I have argued in previous posts that there is a tension between the idea of fairness in the concepts of copyright and fair use and the actual exercise of power, namely economic power. Yes, we have laws on the books. And yes, we also have the entrenched, purported “owners” of intellectual property, who can, if they choose, put resources to protect this property that dwarfs anything an individual could muster.

Thus, we must at some stage realize than when we are analyzing the legality of a website, particularly an archive of material the poster does not own, we are making a theoretical argument that does not necessarily reflect the actual risk of the publisher. Yes, Time Warner owns the copyright to the song “Happy Birthday.” But they aren’t going to necessarily bang down your door unless you have something that’s worth their time.

Ethics aside (which are inherently subjective), if we were to evaluate say, The Time Magazine Corpus, hosted by Brigham Young University we can measure these arguments. First question: Does BYU have permission to create a mini-search engine that allows you to search TIME Magazine for various queries based on key words? It is unclear. Probably not. Does it matter? It depends on whether it behooves the owners of TIME to sue for copyright violation. Fair use usually includes academic pursuits, but I am skeptical that this reason alone would stop a large media corporation from imposing control over the use of its content. Be that as it may, the site is up and functioning and appears, to date, to not suffer from a legal challenge from TIME or its owners.

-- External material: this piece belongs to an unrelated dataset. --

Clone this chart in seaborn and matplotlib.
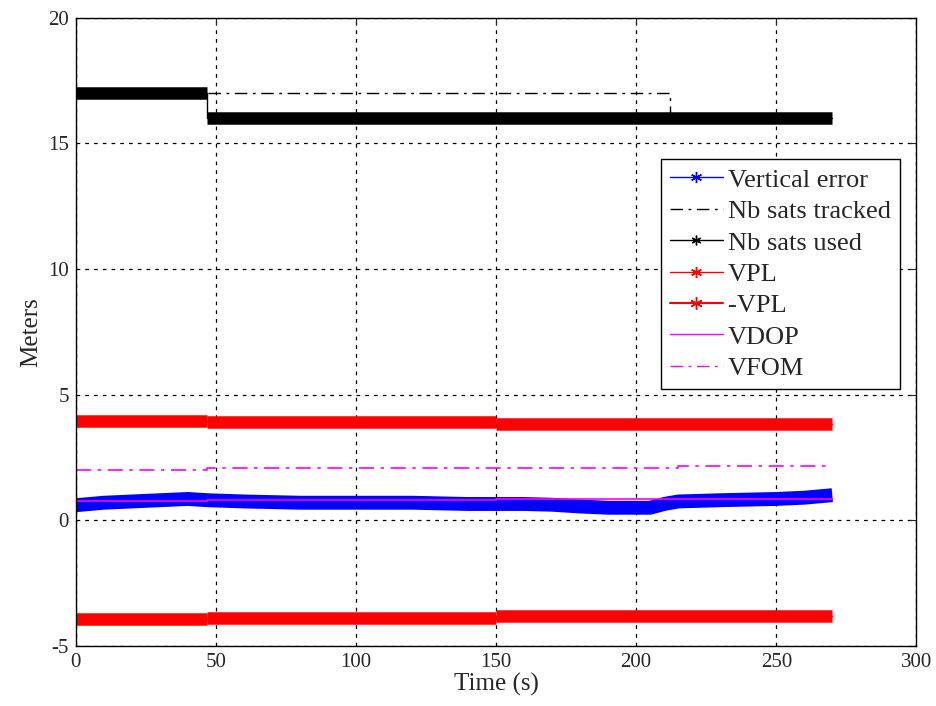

I could write a much more lengthy piece on the ethics in this environment; suffice is to say that powerful interests unduly imposing their power gives little credence to legal structures that are supposed to protect intellectual pursuits. Therefore, I applaud efforts that create more access to the intellectual property of these giants, unsanctioned or otherwise.

One Comment
  1. A bit too much off the cuff here. Fair use is in fact a recognized aspect of copyright law that carries legal weight. As unequal the power may be, there are still limits to the power of Time Warner. You need to at least weigh the arguments of Jaszi and Aufderheide. Also, there is a reason that it is still up and running.